• _SET TASK_
Extract the opening line of the entries and every line after it, stopping at and including the line that contains "ax = fig.add_axes([0.125, 0.115, 0.741, 0.779])". Do not include pictures.

(Records from a collection)
** Begin **
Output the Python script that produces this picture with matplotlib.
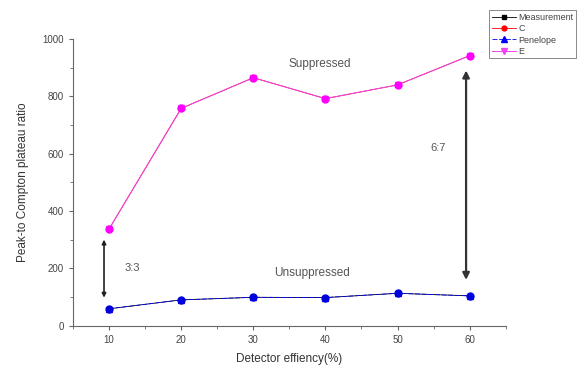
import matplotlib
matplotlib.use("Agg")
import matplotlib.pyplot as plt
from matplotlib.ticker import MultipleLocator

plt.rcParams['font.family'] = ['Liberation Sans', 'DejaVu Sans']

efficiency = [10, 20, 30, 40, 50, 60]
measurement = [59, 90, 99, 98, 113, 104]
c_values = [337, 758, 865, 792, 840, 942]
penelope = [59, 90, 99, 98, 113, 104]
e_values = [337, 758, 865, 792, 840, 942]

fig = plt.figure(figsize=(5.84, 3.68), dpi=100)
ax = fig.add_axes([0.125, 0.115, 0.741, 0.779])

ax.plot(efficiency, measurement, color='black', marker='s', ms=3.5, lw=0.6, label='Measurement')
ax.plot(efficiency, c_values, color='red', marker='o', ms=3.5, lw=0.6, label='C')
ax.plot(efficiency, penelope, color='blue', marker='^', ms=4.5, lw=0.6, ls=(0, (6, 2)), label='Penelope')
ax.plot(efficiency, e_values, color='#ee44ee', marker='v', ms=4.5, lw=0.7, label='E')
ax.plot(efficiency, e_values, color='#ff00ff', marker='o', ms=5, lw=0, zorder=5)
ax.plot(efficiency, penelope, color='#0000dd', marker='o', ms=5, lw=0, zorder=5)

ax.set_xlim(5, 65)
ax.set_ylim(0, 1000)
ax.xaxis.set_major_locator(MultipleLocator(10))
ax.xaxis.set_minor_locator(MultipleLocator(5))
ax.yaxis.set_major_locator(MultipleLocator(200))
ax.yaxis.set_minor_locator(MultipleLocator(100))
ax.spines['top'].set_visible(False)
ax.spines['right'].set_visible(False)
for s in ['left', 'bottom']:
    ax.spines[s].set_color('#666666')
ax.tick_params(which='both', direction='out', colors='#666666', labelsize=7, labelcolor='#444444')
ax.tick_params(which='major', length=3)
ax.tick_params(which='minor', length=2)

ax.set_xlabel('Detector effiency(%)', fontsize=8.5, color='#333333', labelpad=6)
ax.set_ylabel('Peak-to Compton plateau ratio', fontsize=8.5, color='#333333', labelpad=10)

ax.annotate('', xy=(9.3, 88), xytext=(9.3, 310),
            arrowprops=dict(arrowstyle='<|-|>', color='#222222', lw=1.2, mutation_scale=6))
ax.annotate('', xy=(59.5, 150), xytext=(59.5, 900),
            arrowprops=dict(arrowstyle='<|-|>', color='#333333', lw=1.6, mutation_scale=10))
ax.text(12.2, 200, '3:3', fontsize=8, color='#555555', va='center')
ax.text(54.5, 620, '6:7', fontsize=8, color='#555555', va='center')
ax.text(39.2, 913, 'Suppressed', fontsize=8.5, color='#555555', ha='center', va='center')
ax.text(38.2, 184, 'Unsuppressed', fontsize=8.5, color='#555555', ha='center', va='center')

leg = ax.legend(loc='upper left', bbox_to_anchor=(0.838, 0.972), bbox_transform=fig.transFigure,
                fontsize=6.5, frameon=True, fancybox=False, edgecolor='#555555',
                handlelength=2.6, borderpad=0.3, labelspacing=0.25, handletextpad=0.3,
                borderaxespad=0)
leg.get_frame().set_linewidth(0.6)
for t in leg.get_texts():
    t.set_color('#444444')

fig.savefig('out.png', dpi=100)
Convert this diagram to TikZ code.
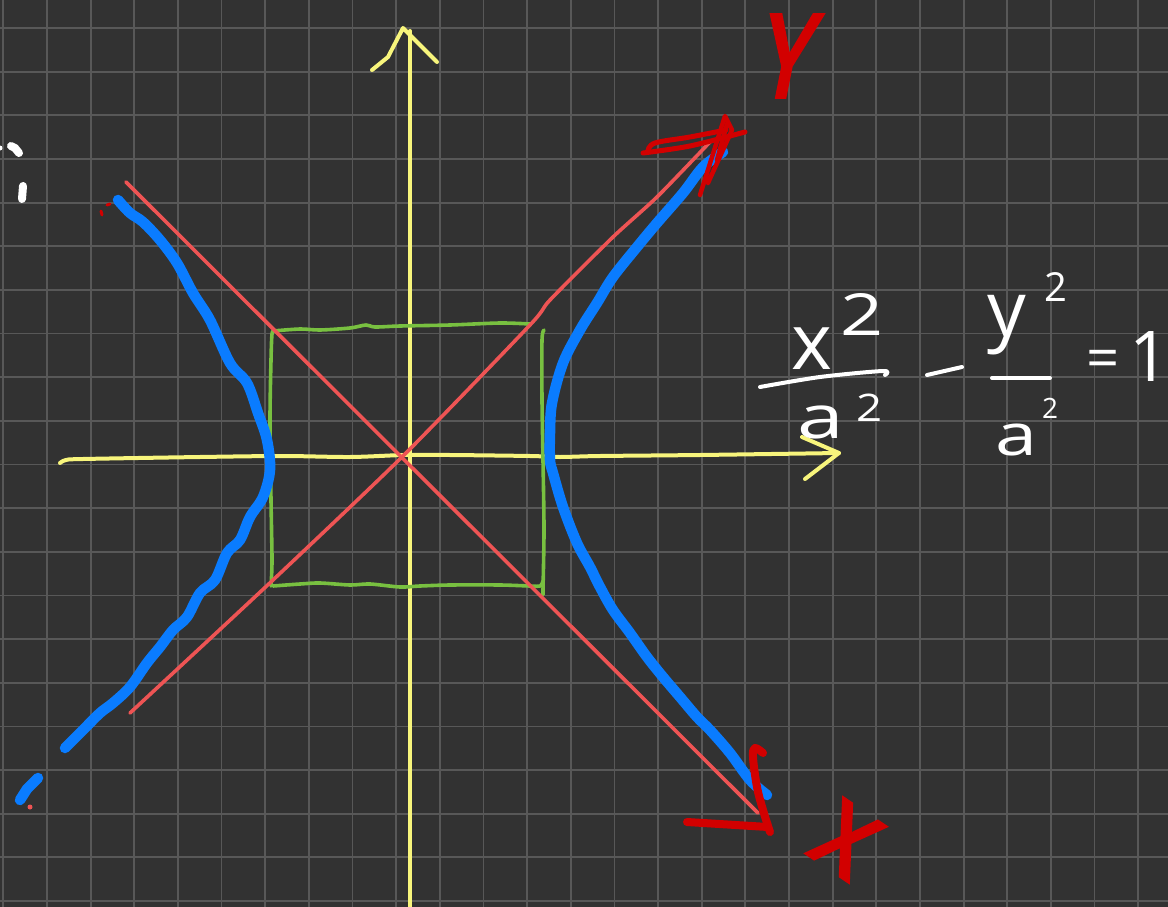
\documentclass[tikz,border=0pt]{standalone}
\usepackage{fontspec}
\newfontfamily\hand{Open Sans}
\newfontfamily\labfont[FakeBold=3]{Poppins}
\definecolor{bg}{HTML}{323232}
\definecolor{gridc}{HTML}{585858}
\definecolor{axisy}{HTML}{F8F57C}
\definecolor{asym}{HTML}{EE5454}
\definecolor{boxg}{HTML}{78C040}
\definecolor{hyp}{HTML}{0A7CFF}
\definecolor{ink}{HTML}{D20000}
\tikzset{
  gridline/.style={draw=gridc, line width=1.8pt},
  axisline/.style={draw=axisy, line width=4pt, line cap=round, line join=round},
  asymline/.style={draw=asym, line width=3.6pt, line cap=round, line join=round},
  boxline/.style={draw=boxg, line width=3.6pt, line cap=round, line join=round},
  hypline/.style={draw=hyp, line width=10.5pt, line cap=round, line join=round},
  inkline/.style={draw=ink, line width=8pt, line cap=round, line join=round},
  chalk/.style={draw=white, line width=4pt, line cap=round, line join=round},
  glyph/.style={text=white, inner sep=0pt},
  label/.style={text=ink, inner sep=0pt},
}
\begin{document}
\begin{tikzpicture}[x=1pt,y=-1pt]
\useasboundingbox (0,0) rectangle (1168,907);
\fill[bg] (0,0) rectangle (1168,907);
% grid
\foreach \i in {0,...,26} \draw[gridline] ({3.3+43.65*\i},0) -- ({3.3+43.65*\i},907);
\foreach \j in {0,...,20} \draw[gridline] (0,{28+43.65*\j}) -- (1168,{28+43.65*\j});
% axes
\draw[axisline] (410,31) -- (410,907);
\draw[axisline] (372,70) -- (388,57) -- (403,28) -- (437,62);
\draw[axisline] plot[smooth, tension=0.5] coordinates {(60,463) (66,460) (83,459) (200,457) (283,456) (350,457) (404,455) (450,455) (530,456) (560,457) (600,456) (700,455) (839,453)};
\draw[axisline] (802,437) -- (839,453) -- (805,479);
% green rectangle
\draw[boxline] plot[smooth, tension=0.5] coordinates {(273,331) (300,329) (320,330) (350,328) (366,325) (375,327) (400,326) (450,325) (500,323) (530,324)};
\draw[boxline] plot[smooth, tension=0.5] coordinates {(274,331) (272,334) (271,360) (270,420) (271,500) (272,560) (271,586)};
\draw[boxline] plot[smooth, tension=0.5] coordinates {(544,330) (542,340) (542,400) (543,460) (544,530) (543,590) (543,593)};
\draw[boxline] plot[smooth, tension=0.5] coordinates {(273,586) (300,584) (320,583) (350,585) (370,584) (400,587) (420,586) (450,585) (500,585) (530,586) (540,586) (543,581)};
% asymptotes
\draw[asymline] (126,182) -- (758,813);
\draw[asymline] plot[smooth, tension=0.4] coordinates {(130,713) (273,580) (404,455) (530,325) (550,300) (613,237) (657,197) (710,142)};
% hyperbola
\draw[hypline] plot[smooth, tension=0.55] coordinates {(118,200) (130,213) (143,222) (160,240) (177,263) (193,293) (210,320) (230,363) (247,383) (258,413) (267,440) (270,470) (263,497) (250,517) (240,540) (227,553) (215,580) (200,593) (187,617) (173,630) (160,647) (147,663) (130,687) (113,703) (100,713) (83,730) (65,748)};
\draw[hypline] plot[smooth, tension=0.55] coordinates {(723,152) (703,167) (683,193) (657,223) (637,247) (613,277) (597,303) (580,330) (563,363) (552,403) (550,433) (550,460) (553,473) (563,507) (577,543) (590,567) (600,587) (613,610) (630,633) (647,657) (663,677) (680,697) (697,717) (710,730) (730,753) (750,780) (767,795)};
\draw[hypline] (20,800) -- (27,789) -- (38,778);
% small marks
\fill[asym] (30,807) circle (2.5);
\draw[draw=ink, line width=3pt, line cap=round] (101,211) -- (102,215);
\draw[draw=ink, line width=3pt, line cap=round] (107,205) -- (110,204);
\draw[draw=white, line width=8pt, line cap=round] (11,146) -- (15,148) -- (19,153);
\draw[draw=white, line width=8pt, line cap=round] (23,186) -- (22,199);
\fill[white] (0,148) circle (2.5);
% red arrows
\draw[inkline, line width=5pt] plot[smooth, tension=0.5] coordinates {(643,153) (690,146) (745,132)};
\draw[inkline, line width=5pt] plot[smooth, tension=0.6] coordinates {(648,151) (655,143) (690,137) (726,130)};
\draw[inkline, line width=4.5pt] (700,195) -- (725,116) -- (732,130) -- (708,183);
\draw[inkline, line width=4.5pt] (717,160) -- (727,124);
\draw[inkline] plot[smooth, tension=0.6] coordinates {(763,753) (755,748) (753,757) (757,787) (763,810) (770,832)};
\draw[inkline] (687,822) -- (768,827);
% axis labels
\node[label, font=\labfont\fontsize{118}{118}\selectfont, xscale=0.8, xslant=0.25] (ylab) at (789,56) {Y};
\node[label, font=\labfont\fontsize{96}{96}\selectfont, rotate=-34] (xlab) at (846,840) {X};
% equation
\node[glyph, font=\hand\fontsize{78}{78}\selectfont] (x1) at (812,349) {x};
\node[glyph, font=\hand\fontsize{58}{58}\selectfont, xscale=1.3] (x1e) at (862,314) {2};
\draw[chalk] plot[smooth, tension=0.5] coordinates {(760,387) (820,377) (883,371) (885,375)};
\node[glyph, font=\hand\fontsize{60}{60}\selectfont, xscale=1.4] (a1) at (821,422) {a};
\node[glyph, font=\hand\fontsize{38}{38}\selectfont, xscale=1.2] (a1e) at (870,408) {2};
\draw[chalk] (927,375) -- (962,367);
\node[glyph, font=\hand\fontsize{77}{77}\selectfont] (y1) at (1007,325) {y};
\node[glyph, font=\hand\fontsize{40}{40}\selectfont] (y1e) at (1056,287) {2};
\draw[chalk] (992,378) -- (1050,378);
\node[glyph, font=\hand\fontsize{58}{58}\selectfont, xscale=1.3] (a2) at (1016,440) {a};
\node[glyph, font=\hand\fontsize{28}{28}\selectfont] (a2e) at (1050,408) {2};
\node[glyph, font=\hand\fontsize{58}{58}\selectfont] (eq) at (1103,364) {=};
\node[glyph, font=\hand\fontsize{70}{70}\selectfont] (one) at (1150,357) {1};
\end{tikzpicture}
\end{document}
** End **
• _TASK SOLUTION_
Output the Python script that produces this picture with matplotlib.
import matplotlib
matplotlib.use("Agg")
import matplotlib.pyplot as plt
from matplotlib.ticker import MultipleLocator

plt.rcParams['font.family'] = ['Liberation Sans', 'DejaVu Sans']

efficiency = [10, 20, 30, 40, 50, 60]
measurement = [59, 90, 99, 98, 113, 104]
c_values = [337, 758, 865, 792, 840, 942]
penelope = [59, 90, 99, 98, 113, 104]
e_values = [337, 758, 865, 792, 840, 942]

fig = plt.figure(figsize=(5.84, 3.68), dpi=100)
ax = fig.add_axes([0.125, 0.115, 0.741, 0.779])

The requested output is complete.